Na intervenção no auditório do Estoril, o diretor do International Board frisou que, em situações semelhantes, para não haver perda do timing da jogada, o árbitro de campo «tem de parar o jogo quando a bola está numa zona neutra».
Reveja o vídeo: Kassai podia tê-lo feito por volta dos 15 segundos, quando a equipa de branco, o Kashima Antlers, recuperou a bola…
Entre dezembro de 2016 e março de 2017, esta foi uma evolução que o International Board aplicou. Caso tivesse já esta recomendação, Kassai teria interrompido a partida mais cedo e os dois minutos entre o lance e a decisão seriam menores.
Se agora está a perguntar-se «e se o Atlético Nacional contra-atacasse e marcasse golo», a resposta é dada por Elleray.
«Temos de estar conscientes de que haverá alturas em que algo acontece numa área e um golo é marcado na outra. E depois voltamos atrás! Esse é o desafio!»

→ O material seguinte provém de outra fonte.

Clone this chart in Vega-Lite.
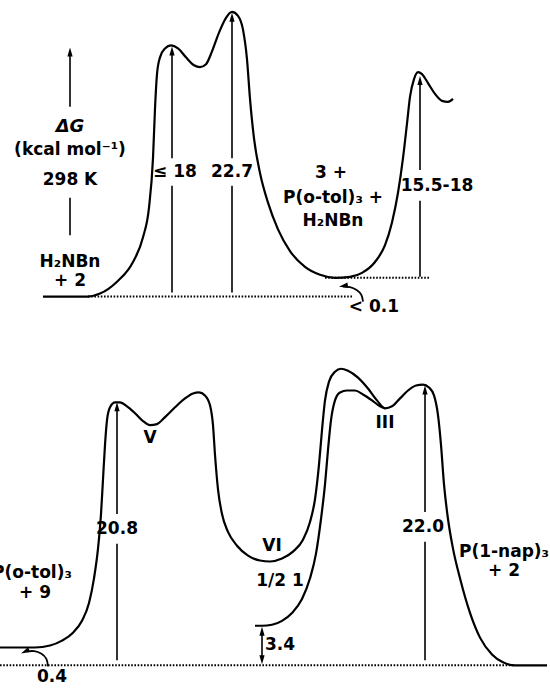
{
  "$schema": "https://vega.github.io/schema/vega-lite/v6.json",
  "autosize": {"type": "fit", "contains": "padding"},
  "width": 550,
  "height": 692,
  "padding": 0,
  "background": "white",
  "config": {"view": {"stroke": null}},
  "datasets": {
    "curves": [
      {"c":"top","i":1,"x":43,"y":300},{"c":"top","i":2,"x":88,"y":300},{"c":"top","i":3,"x":100,"y":297},{"c":"top","i":4,"x":117,"y":285},{"c":"top","i":5,"x":133,"y":265},{"c":"top","i":6,"x":143,"y":240},{"c":"top","i":7,"x":149,"y":210},{"c":"top","i":8,"x":153,"y":160},{"c":"top","i":9,"x":155,"y":110},{"c":"top","i":10,"x":157,"y":75},{"c":"top","i":11,"x":160,"y":58},{"c":"top","i":12,"x":165,"y":49},{"c":"top","i":13,"x":171,"y":46},{"c":"top","i":14,"x":178,"y":49},{"c":"top","i":15,"x":186,"y":58},{"c":"top","i":16,"x":194,"y":66},{"c":"top","i":17,"x":200,"y":68},{"c":"top","i":18,"x":206,"y":65},{"c":"top","i":19,"x":212,"y":52},{"c":"top","i":20,"x":219,"y":33},{"c":"top","i":21,"x":226,"y":18},{"c":"top","i":22,"x":232,"y":12},{"c":"top","i":23,"x":238,"y":16},{"c":"top","i":24,"x":243,"y":30},{"c":"top","i":25,"x":247,"y":60},{"c":"top","i":26,"x":250,"y":100},{"c":"top","i":27,"x":254,"y":140},{"c":"top","i":28,"x":260,"y":175},{"c":"top","i":29,"x":268,"y":205},{"c":"top","i":30,"x":278,"y":232},{"c":"top","i":31,"x":290,"y":254},{"c":"top","i":32,"x":305,"y":270},{"c":"top","i":33,"x":320,"y":278},{"c":"top","i":34,"x":335,"y":281},{"c":"top","i":35,"x":350,"y":280},{"c":"top","i":36,"x":362,"y":276},{"c":"top","i":37,"x":375,"y":265},{"c":"top","i":38,"x":385,"y":248},{"c":"top","i":39,"x":392,"y":225},{"c":"top","i":40,"x":398,"y":195},{"c":"top","i":41,"x":403,"y":160},{"c":"top","i":42,"x":407,"y":125},{"c":"top","i":43,"x":410,"y":98},{"c":"top","i":44,"x":414,"y":80},{"c":"top","i":45,"x":418,"y":73},{"c":"top","i":46,"x":422,"y":75},{"c":"top","i":47,"x":428,"y":84},{"c":"top","i":48,"x":435,"y":95},{"c":"top","i":49,"x":442,"y":102},{"c":"top","i":50,"x":448,"y":103},{"c":"top","i":51,"x":453,"y":100},
      {"c":"a","i":1,"x":-2,"y":655},{"c":"a","i":2,"x":35,"y":655},{"c":"a","i":3,"x":50,"y":653},{"c":"a","i":4,"x":62,"y":648},{"c":"a","i":5,"x":73,"y":640},{"c":"a","i":6,"x":82,"y":628},{"c":"a","i":7,"x":89,"y":610},{"c":"a","i":8,"x":94,"y":585},{"c":"a","i":9,"x":98,"y":555},{"c":"a","i":10,"x":101,"y":520},{"c":"a","i":11,"x":103,"y":485},{"c":"a","i":12,"x":105,"y":450},{"c":"a","i":13,"x":107,"y":425},{"c":"a","i":14,"x":110,"y":412},{"c":"a","i":15,"x":115,"y":407},{"c":"a","i":16,"x":120,"y":407},{"c":"a","i":17,"x":127,"y":411},{"c":"a","i":18,"x":135,"y":418},{"c":"a","i":19,"x":143,"y":426},{"c":"a","i":20,"x":150,"y":430},{"c":"a","i":21,"x":157,"y":429},{"c":"a","i":22,"x":165,"y":422},{"c":"a","i":23,"x":175,"y":412},{"c":"a","i":24,"x":185,"y":403},{"c":"a","i":25,"x":193,"y":398},{"c":"a","i":26,"x":199,"y":397},{"c":"a","i":27,"x":205,"y":400},{"c":"a","i":28,"x":210,"y":410},{"c":"a","i":29,"x":213,"y":430},{"c":"a","i":30,"x":215,"y":460},{"c":"a","i":31,"x":218,"y":495},{"c":"a","i":32,"x":222,"y":520},{"c":"a","i":33,"x":228,"y":538},{"c":"a","i":34,"x":237,"y":552},{"c":"a","i":35,"x":248,"y":562},{"c":"a","i":36,"x":260,"y":567},{"c":"a","i":37,"x":270,"y":568},{"c":"a","i":38,"x":282,"y":565},{"c":"a","i":39,"x":293,"y":558},{"c":"a","i":40,"x":303,"y":546},{"c":"a","i":41,"x":310,"y":528},{"c":"a","i":42,"x":315,"y":505},{"c":"a","i":43,"x":319,"y":470},{"c":"a","i":44,"x":322,"y":435},{"c":"a","i":45,"x":325,"y":405},{"c":"a","i":46,"x":329,"y":386},{"c":"a","i":47,"x":335,"y":376},{"c":"a","i":48,"x":341,"y":373},{"c":"a","i":49,"x":348,"y":375},{"c":"a","i":50,"x":358,"y":382},{"c":"a","i":51,"x":368,"y":393},{"c":"a","i":52,"x":377,"y":405},{"c":"a","i":53,"x":385,"y":413},{"c":"a","i":54,"x":392,"y":411},{"c":"a","i":55,"x":400,"y":403},{"c":"a","i":56,"x":408,"y":395},{"c":"a","i":57,"x":416,"y":390},{"c":"a","i":58,"x":423,"y":389},{"c":"a","i":59,"x":429,"y":392},{"c":"a","i":60,"x":434,"y":400},{"c":"a","i":61,"x":438,"y":420},{"c":"a","i":62,"x":441,"y":450},{"c":"a","i":63,"x":444,"y":490},{"c":"a","i":64,"x":448,"y":525},{"c":"a","i":65,"x":453,"y":555},{"c":"a","i":66,"x":460,"y":585},{"c":"a","i":67,"x":470,"y":620},{"c":"a","i":68,"x":480,"y":645},{"c":"a","i":69,"x":492,"y":662},{"c":"a","i":70,"x":503,"y":670},{"c":"a","i":71,"x":515,"y":673},{"c":"a","i":72,"x":547,"y":673},
      {"c":"b","i":1,"x":255,"y":633},{"c":"b","i":2,"x":262,"y":633},{"c":"b","i":3,"x":272,"y":632},{"c":"b","i":4,"x":282,"y":628},{"c":"b","i":5,"x":292,"y":620},{"c":"b","i":6,"x":302,"y":606},{"c":"b","i":7,"x":310,"y":585},{"c":"b","i":8,"x":316,"y":560},{"c":"b","i":9,"x":321,"y":525},{"c":"b","i":10,"x":325,"y":490},{"c":"b","i":11,"x":328,"y":455},{"c":"b","i":12,"x":331,"y":425},{"c":"b","i":13,"x":335,"y":405},{"c":"b","i":14,"x":340,"y":397},{"c":"b","i":15,"x":347,"y":395},{"c":"b","i":16,"x":355,"y":395},{"c":"b","i":17,"x":363,"y":399},{"c":"b","i":18,"x":372,"y":405},{"c":"b","i":19,"x":380,"y":411},{"c":"b","i":20,"x":385,"y":413}
    ],
    "hooks": [
      {"c":"h1","i":1,"x":363,"y":305},{"c":"h1","i":2,"x":362,"y":298},{"c":"h1","i":3,"x":357,"y":293},{"c":"h1","i":4,"x":350,"y":290},{"c":"h1","i":5,"x":343,"y":290},
      {"c":"h2","i":1,"x":48,"y":674},{"c":"h2","i":2,"x":47,"y":666},{"c":"h2","i":3,"x":42,"y":661},{"c":"h2","i":4,"x":34,"y":658},{"c":"h2","i":5,"x":27,"y":659}
    ],
    "dots": [
      {"x":88,"x2":352,"y":300},
      {"x":325,"x2":430,"y":281},
      {"x":0,"x2":515,"y":673}
    ],
    "segs": [
      {"x":70,"y":108,"x2":70,"y2":55},
      {"x":70,"y":200,"x2":70,"y2":238},
      {"x":172,"y":296,"x2":172,"y2":188},
      {"x":172,"y":160,"x2":172,"y2":54},
      {"x":232,"y":296,"x2":232,"y2":188},
      {"x":232,"y":160,"x2":232,"y2":20},
      {"x":420,"y":280,"x2":420,"y2":203},
      {"x":420,"y":172,"x2":420,"y2":84},
      {"x":117,"y":668,"x2":117,"y2":550},
      {"x":117,"y":520,"x2":117,"y2":414},
      {"x":425,"y":668,"x2":425,"y2":548},
      {"x":425,"y":518,"x2":425,"y2":397},
      {"x":262,"y":638,"x2":262,"y2":668}
    ],
    "heads": [
      {"x":70,"y":48,"a":0},
      {"x":172,"y":47,"a":0},
      {"x":232,"y":13,"a":0},
      {"x":420,"y":77,"a":0},
      {"x":117,"y":407,"a":0},
      {"x":425,"y":390,"a":0},
      {"x":262,"y":634,"a":0},
      {"x":262,"y":672,"a":180},
      {"x":339,"y":290,"a":260},
      {"x":21,"y":661,"a":245}
    ],
    "labels": [
      {"t":"(kcal mol⁻¹)","x":70,"y":152},
      {"t":"298 K","x":70,"y":182},
      {"t":"H₂NBn","x":70,"y":265},
      {"t":"+  2","x":70,"y":284},
      {"t":"≤ 18","x":175,"y":174},
      {"t":"22.7","x":232,"y":174},
      {"t":"3  +","x":331,"y":175},
      {"t":"P(o-tol)₃ +","x":333,"y":200},
      {"t":"H₂NBn","x":333,"y":224},
      {"t":"15.5-18","x":437,"y":188},
      {"t":"<  0.1","x":374,"y":311},
      {"t":"V","x":150,"y":443},
      {"t":"VI","x":272,"y":552},
      {"t":"III","x":385,"y":428},
      {"t":"20.8","x":117,"y":535},
      {"t":"22.0","x":423,"y":533},
      {"t":"P(o-tol)₃","x":32,"y":580},
      {"t":"+  9","x":35,"y":600},
      {"t":"1/2 1","x":280,"y":588},
      {"t":"P(1-nap)₃","x":504,"y":558},
      {"t":"+  2","x":504,"y":578},
      {"t":"3.4","x":280,"y":652},
      {"t":"0.4","x":52,"y":685}
    ],
    "italic": [
      {"t":"ΔG","x":70,"y":128}
    ]
  },
  "layer": [
    {
      "data": {"name": "dots"},
      "mark": {"type": "rule", "strokeDash": [1.6, 1.6], "strokeWidth": 2, "color": "black", "clip": true},
      "encoding": {
        "x": {"field": "x", "type": "quantitative", "scale": {"domain": [0, 550]}, "axis": null},
        "x2": {"field": "x2"},
        "y": {"field": "y", "type": "quantitative", "scale": {"domain": [692, 0]}, "axis": null}
      }
    },
    {
      "data": {"name": "curves"},
      "mark": {"type": "line", "interpolate": "monotone", "strokeWidth": 2.2, "color": "black", "clip": true},
      "encoding": {
        "x": {"field": "x", "type": "quantitative"},
        "y": {"field": "y", "type": "quantitative"},
        "detail": {"field": "c"},
        "order": {"field": "i"}
      }
    },
    {
      "data": {"name": "hooks"},
      "mark": {"type": "line", "interpolate": "basis", "strokeWidth": 1.8, "color": "black", "clip": true},
      "encoding": {
        "x": {"field": "x", "type": "quantitative"},
        "y": {"field": "y", "type": "quantitative"},
        "detail": {"field": "c"},
        "order": {"field": "i"}
      }
    },
    {
      "data": {"name": "segs"},
      "mark": {"type": "rule", "strokeWidth": 1.6, "color": "black", "clip": true},
      "encoding": {
        "x": {"field": "x", "type": "quantitative"},
        "y": {"field": "y", "type": "quantitative"},
        "x2": {"field": "x2"},
        "y2": {"field": "y2"}
      }
    },
    {
      "data": {"name": "heads"},
      "mark": {"type": "point", "shape": "M0,0L0.7,2.4L-0.7,2.4Z", "size": 56, "filled": true, "color": "black", "opacity": 1, "strokeWidth": 0, "clip": true},
      "encoding": {
        "x": {"field": "x", "type": "quantitative"},
        "y": {"field": "y", "type": "quantitative"},
        "angle": {"field": "a", "type": "quantitative", "scale": null}
      }
    },
    {
      "data": {"name": "labels"},
      "mark": {"type": "text", "font": "DejaVu Sans", "fontWeight": "bold", "fontSize": 17, "align": "center", "baseline": "middle", "color": "black", "clip": true},
      "encoding": {
        "x": {"field": "x", "type": "quantitative"},
        "y": {"field": "y", "type": "quantitative"},
        "text": {"field": "t"}
      }
    },
    {
      "data": {"name": "italic"},
      "mark": {"type": "text", "font": "DejaVu Sans", "fontWeight": "bold", "fontStyle": "italic", "fontSize": 18, "align": "center", "baseline": "middle", "color": "black", "clip": true},
      "encoding": {
        "x": {"field": "x", "type": "quantitative"},
        "y": {"field": "y", "type": "quantitative"},
        "text": {"field": "t"}
      }
    }
  ]
}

Refira-se que, nestes casos, tanto o árbitro ou o assistente pode suspeitar de algo e, assim, pedir a revisão e a interrupção do jogo.
Acrescente-se que, ao contrário de outras modalidades, os treinadores e as equipas não podem pedir revisões. Isso aumentaria o número interrupções.
Já quanto ao tempo de demora destas, parece estar entre 40 segundos e um minuto…
É tempo a mais? Questionado sobre isto, Elleray argumentou com o Brasil-Peru, que não tinha apoio vídeo. «O árbitro só validou o golo ao fim de cinco minutos e, se tivesse apoio do vídeo-árbitro tinha resolvido a situação em 45 segundos.»
Sublinhe-se que o árbitro validou…mal.
A introdução do vídeo-árbitro parece ser cada vez mais uma realidade, a julgar pelas declarações do antigo juiz na zona mista das Football Talks.
Faltará perceber quanto tempo, em média, se perderá de cada vez que há revisão de um lance.
E como as emoções passarão a ser geridas.